## START
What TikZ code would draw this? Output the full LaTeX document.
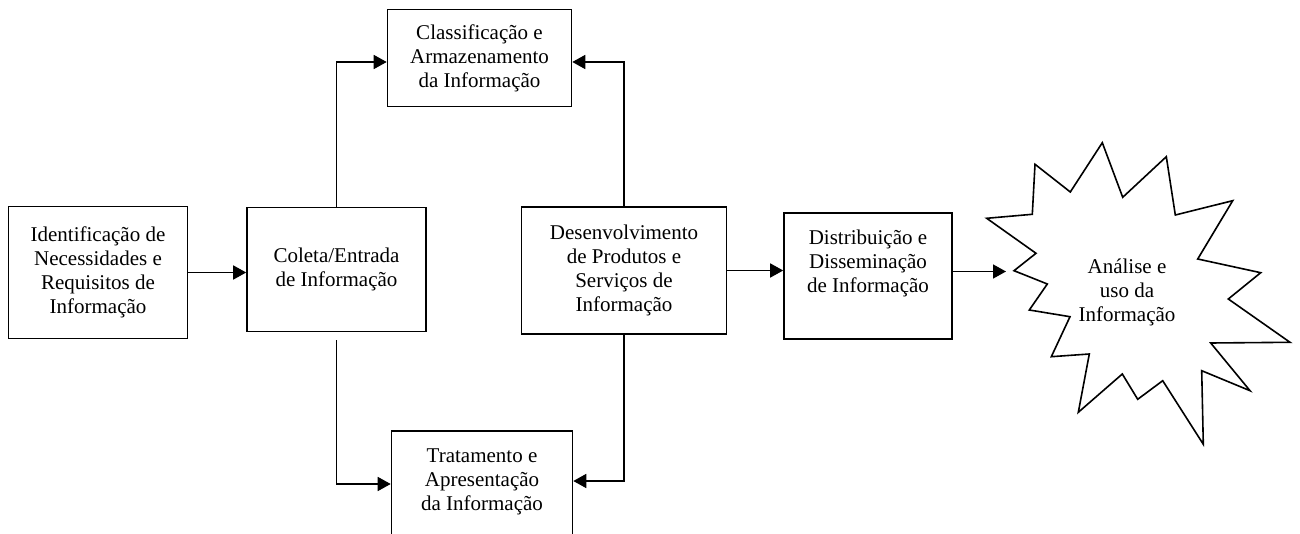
\documentclass[tikz,border=0pt]{standalone}
\usepackage{fontspec}
\setmainfont{Liberation Serif}
\usetikzlibrary{arrows.meta}
\tikzset{
  blk/.style={draw=black,line width=1.6pt,fill=white,align=center,inner sep=0pt},
  link/.style={draw=black,line width=1.6pt,-{Triangle[length=13pt,width=14pt]}},
  burst/.style={draw=black,line width=1.6pt,fill=white,line join=miter},
}
\newcommand{\toptext}[4]{\parbox[c][#2][t]{#1}{\centering\rule{0pt}{#3}#4}}

\begin{document}
\begin{tikzpicture}[x=1pt,y=-1pt,font=\fontsize{21}{24}\selectfont]
\useasboundingbox (0,0) rectangle (1300,534);
\clip (0,0) rectangle (1300,534);
% boxes
\node[blk,minimum width=179pt,minimum height=132pt] (ident) at (98,272.5)
  {Identificação de\\Necessidades e\\Requisitos de\\Informação};
\node[blk,minimum width=179pt,minimum height=124pt] (coleta) at (336.5,269.5)
  {Coleta/Entrada\\de Informação};
\node[blk,minimum width=184pt,minimum height=97pt] (classif) at (479.5,58)
  {Classificação e\\Armazenamento\\da Informação};
\node[blk] (tratam) at (482,484)
  {\toptext{181pt}{106pt}{31pt}{Tratamento e\\Apresentação\\da Informação}};
\node[blk,minimum width=205pt,minimum height=127pt] (desenv) at (624,270.5)
  {Desenvolvimento\\de Produtos e\\Serviços de\\Informação};
\node[blk] (distrib) at (868,276)
  {\toptext{168pt}{126.5pt}{32pt}{Distribuição e\\Disseminação\\de Informação}};
% star
\draw[burst] (1102.3,142.7) -- (1122.7,197.3) -- (1166.3,156.7) -- (1175.3,215)
  -- (1232.7,200.7) -- (1197.7,259) -- (1260.7,272.7) -- (1228.3,299)
  -- (1290,342.3) -- (1210.7,343) -- (1250,390.7) -- (1201.7,370.7)
  -- (1203.3,444.3) -- (1162.7,380.7) -- (1137.7,399.3) -- (1122.3,374)
  -- (1078.3,412.3) -- (1089.3,354) -- (1051.3,356.7) -- (1070,316.7)
  -- (1029.3,310) -- (1047.3,284) -- (1014,270.7) -- (1036,253.3)
  -- (986.7,218.3) -- (1032.3,214.3) -- (1035,164.3) -- (1070.3,192) -- cycle;
\node[align=center] (analise) at (1127,292) {Análise e\\uso da\\Informação};
\coordinate (burstin) at (1006,271.5);
% connectors
\draw[link] (ident.east) -- (ident.east -| coleta.west);
\draw[link] (coleta.north) |- ([yshift=-4pt]classif.west);
\draw[link] (desenv.north) |- ([yshift=-4pt]classif.east);
\draw[link] ([yshift=-8pt]coleta.south) |- (tratam.west);
\draw[link] (desenv.south) |- ([yshift=3pt]tratam.east);
\draw[link] (desenv.east) -- (desenv.east -| distrib.west);
\draw[link] (burstin -| distrib.east) -- (burstin);
\end{tikzpicture}
\end{document}
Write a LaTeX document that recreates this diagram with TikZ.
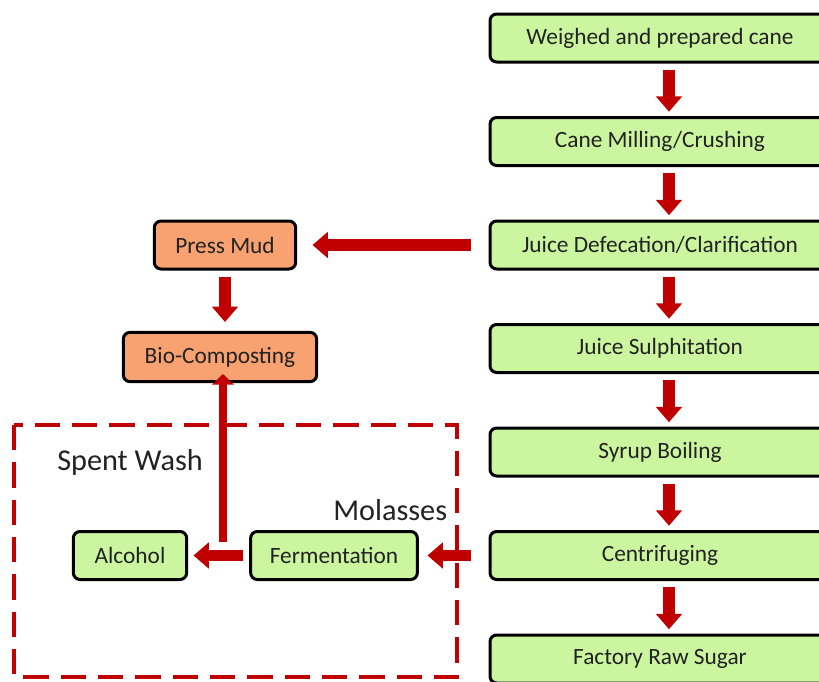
## END
_Task directions_. Print each of the records above exactly as written, leaving no picture in the copy.

_Task result_.
What TikZ code would draw this? Output the full LaTeX document.
\documentclass[tikz,border=0pt]{standalone}
\usepackage{fontspec}
\setmainfont{Liberation Serif}
\usetikzlibrary{arrows.meta}
\tikzset{
  blk/.style={draw=black,line width=1.6pt,fill=white,align=center,inner sep=0pt},
  link/.style={draw=black,line width=1.6pt,-{Triangle[length=13pt,width=14pt]}},
  burst/.style={draw=black,line width=1.6pt,fill=white,line join=miter},
}
\newcommand{\toptext}[4]{\parbox[c][#2][t]{#1}{\centering\rule{0pt}{#3}#4}}

\begin{document}
\begin{tikzpicture}[x=1pt,y=-1pt,font=\fontsize{21}{24}\selectfont]
\useasboundingbox (0,0) rectangle (1300,534);
\clip (0,0) rectangle (1300,534);
% boxes
\node[blk,minimum width=179pt,minimum height=132pt] (ident) at (98,272.5)
  {Identificação de\\Necessidades e\\Requisitos de\\Informação};
\node[blk,minimum width=179pt,minimum height=124pt] (coleta) at (336.5,269.5)
  {Coleta/Entrada\\de Informação};
\node[blk,minimum width=184pt,minimum height=97pt] (classif) at (479.5,58)
  {Classificação e\\Armazenamento\\da Informação};
\node[blk] (tratam) at (482,484)
  {\toptext{181pt}{106pt}{31pt}{Tratamento e\\Apresentação\\da Informação}};
\node[blk,minimum width=205pt,minimum height=127pt] (desenv) at (624,270.5)
  {Desenvolvimento\\de Produtos e\\Serviços de\\Informação};
\node[blk] (distrib) at (868,276)
  {\toptext{168pt}{126.5pt}{32pt}{Distribuição e\\Disseminação\\de Informação}};
% star
\draw[burst] (1102.3,142.7) -- (1122.7,197.3) -- (1166.3,156.7) -- (1175.3,215)
  -- (1232.7,200.7) -- (1197.7,259) -- (1260.7,272.7) -- (1228.3,299)
  -- (1290,342.3) -- (1210.7,343) -- (1250,390.7) -- (1201.7,370.7)
  -- (1203.3,444.3) -- (1162.7,380.7) -- (1137.7,399.3) -- (1122.3,374)
  -- (1078.3,412.3) -- (1089.3,354) -- (1051.3,356.7) -- (1070,316.7)
  -- (1029.3,310) -- (1047.3,284) -- (1014,270.7) -- (1036,253.3)
  -- (986.7,218.3) -- (1032.3,214.3) -- (1035,164.3) -- (1070.3,192) -- cycle;
\node[align=center] (analise) at (1127,292) {Análise e\\uso da\\Informação};
\coordinate (burstin) at (1006,271.5);
% connectors
\draw[link] (ident.east) -- (ident.east -| coleta.west);
\draw[link] (coleta.north) |- ([yshift=-4pt]classif.west);
\draw[link] (desenv.north) |- ([yshift=-4pt]classif.east);
\draw[link] ([yshift=-8pt]coleta.south) |- (tratam.west);
\draw[link] (desenv.south) |- ([yshift=3pt]tratam.east);
\draw[link] (desenv.east) -- (desenv.east -| distrib.west);
\draw[link] (burstin -| distrib.east) -- (burstin);
\end{tikzpicture}
\end{document}
Write a LaTeX document that recreates this diagram with TikZ.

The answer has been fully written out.